Hukum Yahudi yang berhubungan dengan perempuan tetap tidak berubah hingga sekarang, dan memasukkan peraturan dan ketetapan berikut ini mengenai perempuan: “Seorang perempuan harus dianggap kotor begitu dia merasa bahwa masa dating bulannya hamper mulai, meskipun tidak ada tanda-tanda yang jelas. Bahkan suaminya tidak dibolehkan untuk menyentuh barang-barang yang disentuh isterinya ketika isterinya sedang haid.”
“Seorang perempuan yang melahirkan anak dijauhkan karena dianggap kotor.

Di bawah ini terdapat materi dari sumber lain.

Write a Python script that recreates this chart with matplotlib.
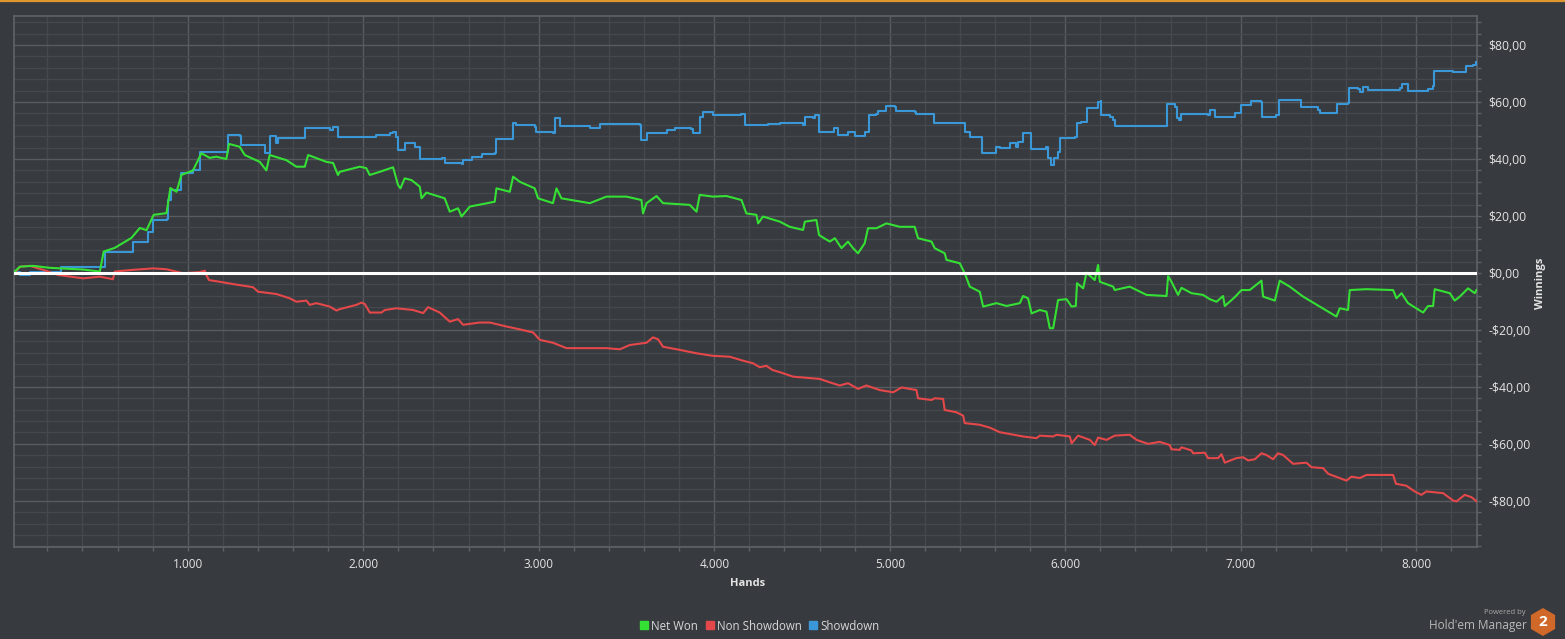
import matplotlib
matplotlib.use("Agg")
import matplotlib.pyplot as plt
from matplotlib.ticker import MultipleLocator, FuncFormatter
from matplotlib.lines import Line2D
from matplotlib.patches import RegularPolygon

# (hands, winnings $)
net_won = [
    (14, 0.5), (43, 2.2), (119, 2.5), (214, 1.8), (309, 1.5), (404, 1.2), (499, 0.5),
    (521, 7.5), (584, 8.8), (679, 12.3), (727, 15.8), (765, 15.0), (806, 20.4), (879, 21.0),
    (901, 29.8), (936, 28.5), (964, 34.4), (1030, 36.0), (1078, 42.0), (1125, 40.4),
    (1163, 40.8), (1220, 40.0), (1235, 45.3), (1296, 44.3), (1325, 41.4), (1410, 39.0),
    (1448, 36.0), (1467, 41.4), (1562, 39.6), (1619, 37.3), (1667, 37.3), (1686, 41.4),
    (1790, 39.0), (1828, 38.6), (1856, 34.4), (1866, 35.5), (1980, 37.3), (2017, 36.8),
    (2037, 34.4), (2094, 35.5), (2170, 37.1), (2198, 30.9), (2212, 29.7), (2236, 33.2),
    (2275, 32.6), (2322, 30.3), (2332, 26.2), (2360, 28.2), (2464, 26.2), (2493, 21.5),
    (2540, 22.7), (2560, 19.8), (2607, 23.3), (2749, 25.0), (2759, 29.7), (2835, 28.5),
    (2854, 33.8), (2892, 32.0), (2977, 29.7), (2996, 26.2), (3081, 24.5), (3101, 29.7),
    (3129, 26.2), (3291, 24.5), (3386, 26.8), (3500, 26.8), (3585, 25.6), (3594, 20.9),
    (3614, 24.5), (3671, 27.0), (3708, 24.5), (3860, 23.9), (3899, 21.5), (3917, 27.4),
    (3993, 26.8), (4070, 27.0), (4155, 25.6), (4183, 20.9), (4240, 20.4), (4250, 17.4),
    (4278, 19.8), (4374, 18.0), (4430, 16.2), (4506, 15.1), (4516, 18.0), (4582, 18.6),
    (4597, 13.3), (4658, 11.0), (4687, 12.2), (4725, 8.7), (4762, 11.0), (4791, 8.7),
    (4819, 6.9), (4857, 10.4), (4876, 15.7), (4924, 15.7), (4981, 17.4), (5057, 16.2),
    (5142, 16.2), (5161, 12.2), (5238, 11.0), (5256, 8.7), (5313, 6.9), (5323, 4.6),
    (5399, 3.4), (5427, -0.1), (5456, -4.8), (5513, -6.6), (5532, -11.8), (5608, -10.6),
    (5665, -11.6), (5741, -10.6), (5760, -8.1), (5788, -8.9), (5808, -14.2), (5855, -13.0),
    (5893, -13.6), (5912, -19.4), (5931, -19.4), (5959, -9.5), (6007, -9.2), (6036, -11.8),
    (6060, -11.6), (6067, -3.6), (6102, -5.4), (6121, 0.1), (6168, -2.5), (6187, 2.8),
    (6197, -3.1), (6273, -4.8), (6282, -6.0), (6367, -4.8), (6463, -7.7), (6577, -8.1),
    (6586, -1.1), (6605, -3.1), (6643, -7.7), (6662, -5.2), (6719, -7.1), (6785, -7.7),
    (6823, -9.2), (6862, -10.1), (6899, -8.1), (6909, -11.6), (6966, -8.5), (7004, -6.0),
    (7051, -6.0), (7118, -2.7), (7127, -8.3), (7194, -9.7), (7222, -2.7), (7279, -4.8),
    (7355, -8.3), (7450, -11.8), (7545, -15.3), (7564, -12.4), (7611, -13.0), (7621, -6.0),
    (7716, -5.7), (7868, -6.0), (7887, -8.9), (7916, -7.1), (7953, -10.6), (8039, -13.9),
    (8067, -11.6), (8096, -11.6), (8105, -5.7), (8191, -7.1), (8219, -9.7), (8248, -8.3),
    (8295, -5.4), (8333, -7.1), (8343, -6.0),
]

non_showdown = [
    (14, -0.1), (43, 2.2), (100, 2.5), (175, 1.1), (261, -0.7), (404, -1.9), (499, -1.3),
    (574, -2.2), (584, 0.5), (688, 1.1), (802, 1.6), (879, 1.3), (973, -0.1), (1068, 0.3),
    (1097, 0.8), (1106, -0.7), (1121, -2.5), (1182, -3.1), (1258, -3.9), (1372, -5.0),
    (1401, -6.6), (1429, -6.8), (1505, -7.4), (1581, -8.9), (1619, -10.1), (1676, -9.7),
    (1695, -11.2), (1733, -10.6), (1771, -11.2), (1809, -11.8), (1847, -13.2), (1866, -12.7),
    (1961, -11.2), (1990, -10.4), (2009, -10.9), (2037, -13.9), (2104, -13.9), (2123, -13.0),
    (2189, -12.4), (2284, -13.0), (2341, -14.1), (2369, -12.0), (2436, -13.9), (2493, -17.1),
    (2540, -16.2), (2569, -18.2), (2664, -17.4), (2721, -17.4), (2816, -18.8), (2892, -19.8),
    (2968, -20.9), (3006, -23.5), (3081, -24.5), (3158, -26.4), (3272, -26.4), (3386, -26.4),
    (3462, -26.8), (3519, -25.3), (3614, -24.5), (3651, -22.6), (3680, -23.3), (3708, -25.9),
    (3803, -27.0), (3899, -28.2), (3993, -29.1), (4088, -29.4), (4164, -30.8), (4221, -31.7),
    (4259, -33.1), (4297, -32.6), (4330, -34.0), (4392, -35.2), (4449, -36.4), (4601, -37.2),
    (4658, -38.4), (4715, -39.5), (4762, -38.7), (4819, -40.7), (4867, -39.5), (4943, -41.1),
    (5019, -41.9), (5067, -40.2), (5152, -41.1), (5161, -44.0), (5238, -44.6), (5256, -44.0),
    (5304, -44.2), (5313, -48.1), (5380, -48.9), (5418, -50.1), (5427, -52.7), (5513, -53.3),
    (5570, -54.3), (5627, -55.9), (5760, -57.4), (5836, -58.0), (5855, -57.1), (5931, -57.4),
    (5950, -56.8), (6026, -57.4), (6036, -59.8), (6073, -57.1), (6140, -58.6), (6168, -60.4),
    (6187, -57.8), (6235, -58.6), (6282, -57.1), (6367, -56.8), (6406, -58.6), (6472, -60.0),
    (6538, -59.3), (6595, -60.4), (6605, -61.9), (6652, -62.1), (6662, -61.2), (6719, -62.3),
    (6728, -63.3), (6795, -63.1), (6814, -65.0), (6871, -65.0), (6890, -63.6), (6909, -66.6),
    (6975, -65.0), (7013, -64.7), (7042, -65.8), (7080, -65.4), (7118, -63.3), (7146, -63.9),
    (7184, -65.4), (7212, -63.3), (7241, -63.9), (7298, -67.0), (7374, -66.6), (7403, -68.2),
    (7469, -68.5), (7498, -70.5), (7602, -72.9), (7631, -71.5), (7678, -72.0), (7716, -70.9),
    (7868, -70.9), (7884, -74.0), (7944, -74.7), (7991, -76.7), (8029, -77.9), (8058, -76.7),
    (8153, -77.3), (8210, -79.9), (8229, -80.2), (8276, -77.9), (8314, -78.7), (8345, -80.2),
]

showdown = [
    (14, 0.3), (43, -0.7), (60, -0.7), (100, 0.5), (280, 2.2), (517, 2.2), (527, 7.5),
    (679, 7.5), (688, 11.0), (774, 14.5), (802, 18.6), (879, 18.8), (888, 25.6), (907, 29.1),
    (964, 35.0), (1030, 36.1), (1068, 42.6), (1163, 42.6), (1230, 48.4), (1296, 48.1),
    (1306, 44.9), (1429, 44.9), (1439, 42.0), (1467, 42.0), (1471, 48.1), (1505, 45.5),
    (1515, 47.3), (1610, 47.3), (1667, 50.8), (1809, 50.2), (1828, 51.3), (1847, 51.3),
    (1856, 47.8), (2075, 48.4), (2151, 49.2), (2170, 49.6), (2189, 47.8), (2198, 43.2),
    (2227, 43.2), (2236, 45.5), (2275, 45.5), (2293, 44.3), (2322, 39.9), (2446, 40.2),
    (2464, 38.5), (2560, 38.2), (2569, 39.6), (2607, 39.6), (2617, 40.8), (2674, 41.8),
    (2749, 42.0), (2759, 46.9), (2844, 46.9), (2854, 52.7), (2873, 51.9), (2977, 51.3),
    (2987, 49.6), (3081, 49.2), (3091, 54.3), (3110, 54.3), (3120, 51.6), (3272, 51.6),
    (3291, 50.8), (3347, 52.2), (3575, 51.9), (3585, 46.7), (3604, 46.7), (3614, 49.0),
    (3728, 50.2), (3775, 50.8), (3870, 50.4), (3880, 49.2), (3908, 49.2), (3917, 54.8),
    (3933, 56.6), (3984, 56.6), (3993, 55.4), (4155, 55.8), (4174, 51.9), (4307, 52.2),
    (4374, 52.5), (4478, 52.5), (4506, 51.9), (4516, 54.8), (4563, 54.3), (4573, 55.4),
    (4592, 55.4), (4597, 49.6), (4668, 49.6), (4681, 50.8), (4705, 48.4), (4753, 48.4),
    (4762, 49.6), (4790, 49.6), (4800, 48.1), (4848, 48.1), (4857, 49.6), (4876, 49.6),
    (4882, 55.4), (4924, 55.8), (4933, 56.9), (4971, 56.9), (4981, 58.6), (5028, 58.4),
    (5034, 56.9), (5142, 56.6), (5148, 55.8), (5247, 55.8), (5251, 52.5), (5418, 52.5),
    (5427, 49.6), (5456, 47.8), (5523, 46.7), (5528, 42.0), (5604, 42.6), (5608, 44.3),
    (5627, 43.7), (5674, 43.7), (5684, 45.5), (5722, 44.3), (5731, 46.1), (5760, 49.0),
    (5798, 49.0), (5802, 43.4), (5883, 43.4), (5893, 44.3), (5902, 40.2), (5921, 37.9),
    (5934, 40.2), (5959, 42.6), (5969, 47.3), (6054, 47.8), (6064, 52.5), (6092, 53.1),
    (6121, 57.8), (6178, 57.8), (6187, 60.1), (6201, 60.5), (6203, 55.4), (6254, 54.8),
    (6273, 53.7), (6282, 51.7), (6577, 51.7), (6582, 59.3), (6624, 58.4), (6634, 54.3),
    (6648, 53.7), (6657, 55.8), (6814, 55.4), (6823, 57.2), (6852, 54.8), (6928, 54.6),
    (6966, 56.2), (7004, 58.9), (7061, 60.5), (7118, 60.1), (7123, 54.8), (7203, 55.4),
    (7218, 60.7), (7336, 60.7), (7346, 58.1), (7440, 57.2), (7450, 56.2), (7545, 56.2),
    (7549, 59.3), (7611, 59.5), (7617, 64.8), (7668, 64.4), (7678, 63.6), (7697, 65.2),
    (7725, 64.2), (7754, 64.2), (7906, 64.8), (7916, 66.3), (7944, 66.3), (7953, 63.9),
    (8067, 64.4), (8096, 65.6), (8102, 71.0), (8210, 70.6), (8267, 70.6), (8286, 72.6),
    (8324, 73.0), (8343, 74.1),
]

series_names = ["Net Won", "Non Showdown", "Showdown"]
series_colors = ["#35e035", "#e5484a", "#3a98d8"]

BG = "#373a3e"
GRID_MAJOR = "#585c60"
GRID_MINOR = "#45494d"
TXT = "#e4e4e4"

plt.rcParams["font.family"] = ["Open Sans", "DejaVu Sans"]

fig = plt.figure(figsize=(15.65, 6.39), dpi=100, facecolor=BG)
ax = fig.add_axes([14 / 1565, 1 - 547 / 639, (1477 - 14) / 1565, (547 - 16) / 639])
ax.set_facecolor(BG)

# orange strip at the top
fig.add_artist(Line2D([0, 1], [1 - 1 / 639, 1 - 1 / 639], transform=fig.transFigure,
                      color="#e0962f", lw=1.6))

# showdown moves in clear stairs, the other two wiggle more
for data, col, z, ds in [(showdown, series_colors[2], 3, "steps-post"),
                         (non_showdown, series_colors[1], 3, "default"),
                         (net_won, series_colors[0], 4, "default")]:
    xs = [p[0] for p in data]
    ys = [p[1] for p in data]
    ax.plot(xs, ys, color=col, lw=1.5, zorder=z, drawstyle=ds)

ax.axhline(0, color="white", lw=2.2, zorder=5)

ax.set_xlim(10, 8346)
ax.set_ylim(-96.2, 90.2)

ax.xaxis.set_major_locator(MultipleLocator(1000))
ax.xaxis.set_minor_locator(MultipleLocator(200))
ax.yaxis.set_major_locator(MultipleLocator(20))
ax.yaxis.set_minor_locator(MultipleLocator(4))


def money(v, pos):
    s = f"${abs(v):,.2f}".replace(".", ",")
    return ("-" + s) if v < 0 else s


def hands(v, pos):
    return f"{int(round(v)):,}".replace(",", ".")


ax.yaxis.set_major_formatter(FuncFormatter(money))
ax.xaxis.set_major_formatter(FuncFormatter(hands))
ax.yaxis.tick_right()

ax.grid(which="major", color=GRID_MAJOR, lw=1.0)
ax.grid(which="minor", color=GRID_MINOR, lw=1.0)
ax.set_axisbelow(True)

for sp in ax.spines.values():
    sp.set_color("#5f6367")
    sp.set_linewidth(1.2)

ax.tick_params(axis="both", which="both", length=3, width=1, color="#5f6367",
               labelcolor=TXT)
ax.tick_params(axis="y", which="both", pad=5, labelsize=8.8)
ax.tick_params(axis="x", which="both", pad=5, labelsize=8.5)

fig.text(748 / 1565, 1 - 583 / 639, "Hands", color=TXT, fontsize=8, fontweight="bold",
         ha="center", va="center")
fig.text(1541 / 1565, 1 - 283 / 639, "Winnings", color=TXT, fontsize=8, fontweight="bold",
         ha="center", va="center", rotation=90)

handles = [Line2D([], [], marker="s", ls="none", color=c, markersize=5.5)
           for c in series_colors]
fig.legend(handles, series_names, loc="center", bbox_to_anchor=(760 / 1565, 1 - 626 / 639),
           ncol=3, frameon=False, fontsize=8.3, labelcolor="#d8d8d8",
           handlelength=0.6, handletextpad=0.3, columnspacing=0.7)

# Hold'em Manager badge
fig.text(1526 / 1565, 1 - 613 / 639, "Powered by", color="#a9a9a9", fontsize=5.5,
         ha="right", va="center")
fig.text(1527 / 1565, 1 - 626 / 639, "Hold'em Manager", color="#b8b8b8", fontsize=8.5,
         ha="right", va="center")
# hexagon sized in inches (dpi 100 -> 1 px = 0.01 in)
fig.add_artist(RegularPolygon((15.43, (639 - 622) / 100), numVertices=6, radius=0.14,
                              orientation=0, facecolor="#d0682a", edgecolor="none",
                              transform=fig.dpi_scale_trans))
fig.text(1543 / 1565, 1 - 622 / 639, "2", color="white", fontsize=11, fontweight="bold",
         ha="center", va="center")

fig.savefig("out.png", dpi=100, facecolor=BG)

Jika dia melahirkan anak laki-laki, dai akan tetap kotor selama 7 hari. Di lain pihak jika dia melahirkan seorang anak perempuan, dia akan tetap kotor selama 14 hari. Jika anaknya laki-laki, dia tidak boleh mandi selama 40 hari dan 80 hari jika anaknya perempuan.”

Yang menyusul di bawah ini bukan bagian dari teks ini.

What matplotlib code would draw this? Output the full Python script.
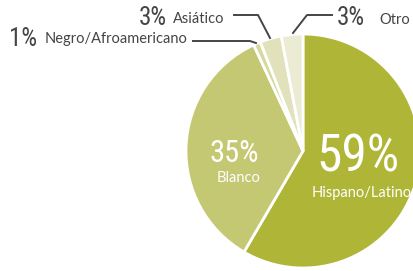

Peraturan-peraturan ini sangatlah jelas menunjukkan betapa hinanya kaum perempuan dalam agama Yahudi. Mereka menganggap kaum perempuan sebagai sumber dosa dan cabul serta busuk. Hal ini juga menunjukkan sejauh mana agama Yahudi telah berubah dan menyimpang selama berabad-abad untuk mendapat “persetujuan” masyarakat modern
Kesimpulan
Dari pembahasan ini kita dapat mengetahui tradisi asal kenapa perempuan selalu dianggap rendah, karena sebelum datangnya Islam, ada agama Yahudi yang diturunkan kepada Bani Israel yang terkenal dengan tradisi patriarkinya. Cerita-cerita tentang penciptaan perempuan dan dosa yang dilakukan Hawa terhadap Adam ini terdapat dalam Perjanjian Lama (Talmud). Hal ini juga melekat dalam ajaran agama Kristen dalam Perjanjian Baru yang sekarang disebut Injil. Hal tersebut melekat dalam kultur sosial masyarakat yang terpengaruh kedua agama itu. Kemudian terus berkembang hingga datangnya Islam, tapi cerita ini pun tak kunjung hilang, justru dipakai juga dalam menafsirkan ayat-ayat penciptaan manusia dalam al-Qur’an.